Government jurisdictions are rarely aligned along watershed or ecosystem boundaries, much less areas defined as “coastal zones.” It is widely recognized that integrated management across jurisdictional boundaries is necessary for effective implementation of disaster response. However, this trans-jurisdictional integrated management rarely occurs.
The practice of integrated coastal zone management (ICZM), like ecosystem-based management and watershed management, is a quest for holistic management that integrates biophysical and social issues within coherent physical geographic zones. ICZM remains a largely unfulfilled quest, in spite of some impressive progress in the last couple of decades. But the concept remains viable and most practitioners and even governments agree ICZM is a goal to strive for.
ICZM: An Unfulfilled Quest
The problem of why ICZM is not as far along as many think it should be comes down, perhaps, to the issue of governance. The development of effective plans for dealing with disasters requires a delicate balance between local autonomy and federal and state mandates. This review suggests that a strong federal or state mandate for effective plans coupled with strong local autonomy to carry out the planning has resulted in the most effective plans.
It appears that few city or county governments have the political will to carry out effective plans that require substantial changes in land use, for example. Most local communities in the Gulf Coast region have some home rule powers. Few, if any, are going to give up their autonomy to regional planning agencies — no matter how high-minded the governing principles might be. On the other hand, if they are required to develop plans that make hard choices, local governments are fully capable of doing so, and in fact usually come up with better plans than would be developed and imposed by state or federal entities.
Can Regional Planning Really Work?
Integrated regional planning is not an alien concept on the Gulf Coast. Regional Councils of Governments (COGs), for example, cover the area, and promote regional planning. There are Metropolitan Planning Organizations (MPOs) for the major cities that deal with transportation planning issues. There are River Authorities and Water Management Districts all along the coast, with service areas that overlap with any number of local governments. Voluntary watershed partnerships, which promote interagency collaboration and greater public stakeholder involvement, are becoming much more common. Several National Estuary Program projects being implemented along the coast promote integrated management of coastal natural resources.

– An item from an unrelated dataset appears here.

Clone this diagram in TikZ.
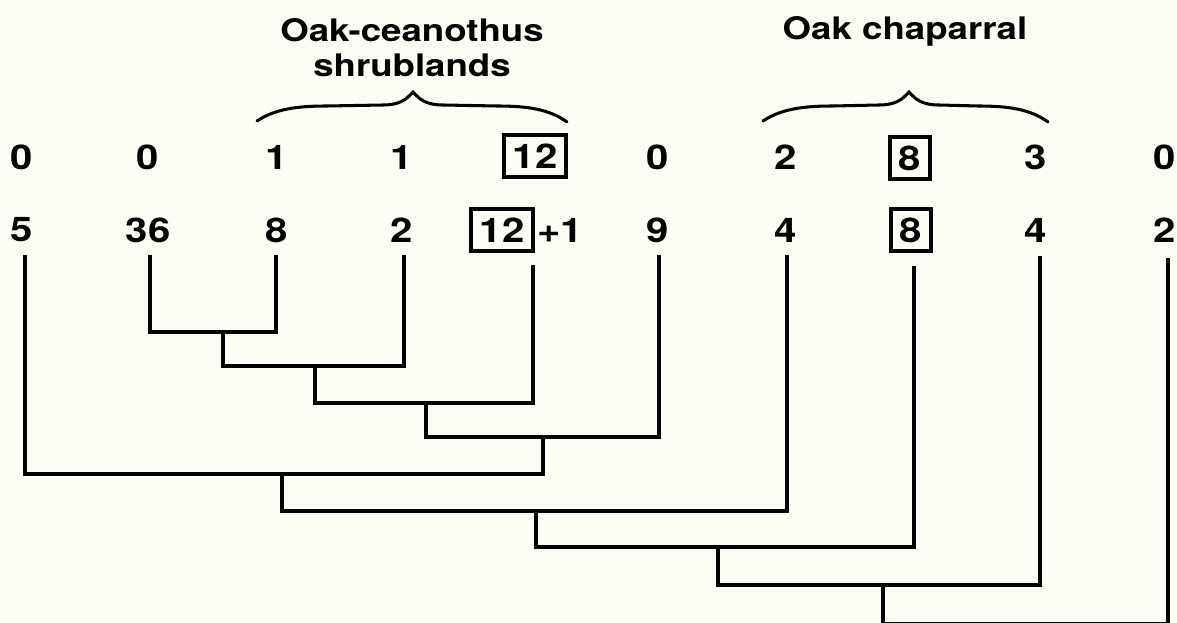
\documentclass[tikz,border=0pt]{standalone}
\usepackage{fontspec}
\setmainfont[FakeStretch=1.18]{TeX Gyre Heros}
\usetikzlibrary{positioning}

\definecolor{paper}{RGB}{253,253,246}

\tikzset{
  lbl/.style={font=\bfseries\fontsize{29}{34}\selectfont,inner sep=0pt},
  boxed/.style={lbl,draw,line width=3pt,inner sep=7.5pt},
  ttl/.style={font=\bfseries\fontsize{26.5}{30}\selectfont,align=center},
  tree/.style={line width=3.4pt},
  brc/.style={line width=2.6pt,line cap=round},
}

\begin{document}
\begin{tikzpicture}[x=0.03cm,y=-0.03cm]
  \fill[paper] (0,0) rectangle (1177,623);
  \useasboundingbox (0,0) rectangle (1177,623);
  % group labels and braces
  \node[ttl] (oc) at (412,48) {Oak-ceanothus\\shrublands};
  \node[ttl] (ch) at (905,31) {Oak chaparral};
  \foreach \a/\m/\b in {257/413/567,763/909/1048}{
    \draw[brc] (\a,121) .. controls (\a+18,109) and (\a+40,106) .. (\a+70,106)
      -- (\m-30,105) .. controls (\m-14,105) and (\m-7,100) .. (\m,92)
      .. controls (\m+7,100) and (\m+14,105) .. (\m+30,105)
      -- (\b-70,106) .. controls (\b-40,106) and (\b-18,109) .. (\b,122);
  }
  % the two rows of counts
  \foreach \i/\x/\u/\v in {1/22/0/5,2/148/0/36,3/277/1/8,4/402/1/2,
      6/658/0/9,7/786/2/4,9/1036/3/4,10/1165/0/2}{
    \node[lbl] (a\i) at (\x,157) {\u};
    \node[lbl] (b\i) at (\x,230) {\v};
  }
  \node[boxed] (a5) at (535,156) {12};
  \node[boxed] (b5) at (502,230) {12};
  \node[lbl,right=2pt of b5] (plus) {+1};
  \node[boxed] (a8) at (910,158) {8};
  \node[boxed] (b8) at (911,230) {8};
  % tops of the stems
  \foreach \i/\x/\y in {1/25/255,2/150/255,3/276/255,4/404/255,5/533/265,
      6/659/255,7/787/255,8/914/266,9/1040/256,10/1168/258}
    \coordinate (l\i) at (\x,\y);
  % joins
  \coordinate (m1) at (223,332);
  \coordinate (m2) at (315,366);
  \coordinate (m3) at (426,403);
  \coordinate (m4) at (543,437);
  \coordinate (m5) at (282,474);
  \coordinate (m6) at (536,511);
  \coordinate (m7) at (718,547);
  \coordinate (m8) at (883,585);
  \coordinate (m9) at (1000,624);
  \draw[tree] (l2) |- (m1) -| (l3);
  \draw[tree] (m1) |- (m2) -| (l4);
  \draw[tree] (m2) |- (m3) -| (l5);
  \draw[tree] (m3) |- (m4) -| (l6);
  \draw[tree] (l1) |- (m5) -| (m4);
  \draw[tree] (m5) |- (m6) -| (l7);
  \draw[tree] (m6) |- (m7) -| (l8);
  \draw[tree] (m7) |- (m8) -| (l9);
  \draw[tree] (m8) |- (m9) -| (l10);
\end{tikzpicture}
\end{document}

Florida has one of the more interesting complexes of overlapping councils and districts: 11 regional planning councils, 26 MPOs, and 5 regional water management districts, all with varying degrees of authority and review power. Do they all add up to Integrated Coastal Zone Management — probably not, yet! That truly effective plans have yet to be developed even in Florida suggests that all the steps in the dance of effective governance have yet to be worked out. The fact remains, however, that some of the best plans come from Florida, which suggests that balancing strong state mandates and local autonomy might be one of the main steps in the dance.
Progressing ICZM on the Gulf Coast
The lesson of this analysis is that ICZM will work best when it recognizes the primacy of local government, coupled with the need for very strong federal and state mandates. The balance that ICZM seeks in terms of environmental, economic, social, cultural, and recreational objectives will not take place unless a balance is struck between local, state, and federal governance. Adaptation to climate change will clearly not occur by edict alone. There needs to be strong leadership from the federal government for dealing with current and future disasters. That leadership needs to be funneled through the states that in turn impose mandates on local governments while giving them full authority to adapt plans to local conditions.